Jeffrey Thut, who is working with Bandas on the MetLife case, said Bandas is “nothing but professional.” He said Bandas first called him to serve as local counsel for Clayton, the MetLife objector, after the judge in the case ordered discovery. When he entered an appearance, he said, class counsel Wanca called to ask if he knew about Bandas’ history. Thut, who told me he’d never worked on a class action before the MetLife case, said, “Is Chris Bandas a serial objector? I don’t know. I’ll let you make up your own mind  In my experience, he knows his stuff. He doesn’t have horns.”

Thut said he has tried repeatedly to convince Wanca to settle the MetLife case and lock in Anderson & Wanca’s $8.2 million in fees and costs. He said he believes the settlement approval will be overturned because the trial judge did not permit objectors to inquire into a settlement between class counsel and the Old National Bank, which allegedly held a $3.6 million judgment against the firm.
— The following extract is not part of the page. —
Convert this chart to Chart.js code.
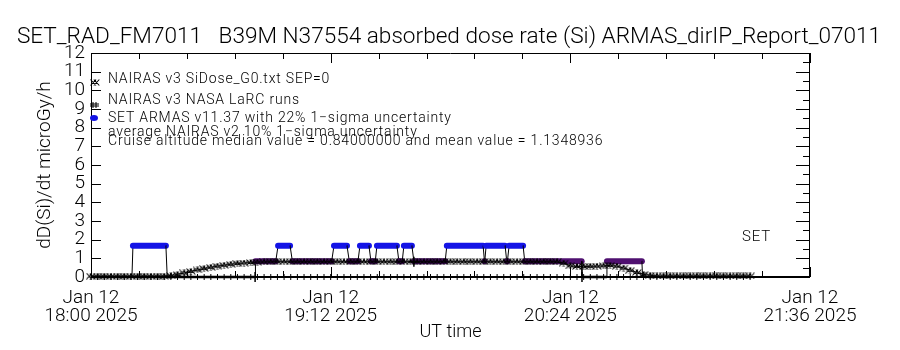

Anderson & Wanca’s serialobjector.com website has a dossier on Thut, too. His class action experience may have begun with the MetLife case but it didn’t end there. He and Bandas have since teamed up to represent objectors in two other cases, a Chicago federal court class action against Chase and a Minnesota class action against Life Time Fitness. (Both are TCPA cases.) The objector Thut and Bandas represent in the Life Time class action is named Lindsey Thut – the same name as a University of Michigan soccer player whose father is Jeff Thut. I asked Thut if Life Time objector Lindsey Thut is his daughter. “I’ll let you figure that out on your own,” he said.

(This article has been corrected. A previous version incorrectly reported the size of the MetLife settlement. The article has also been updated to include comment from objector counsel Kirk Kennedy.)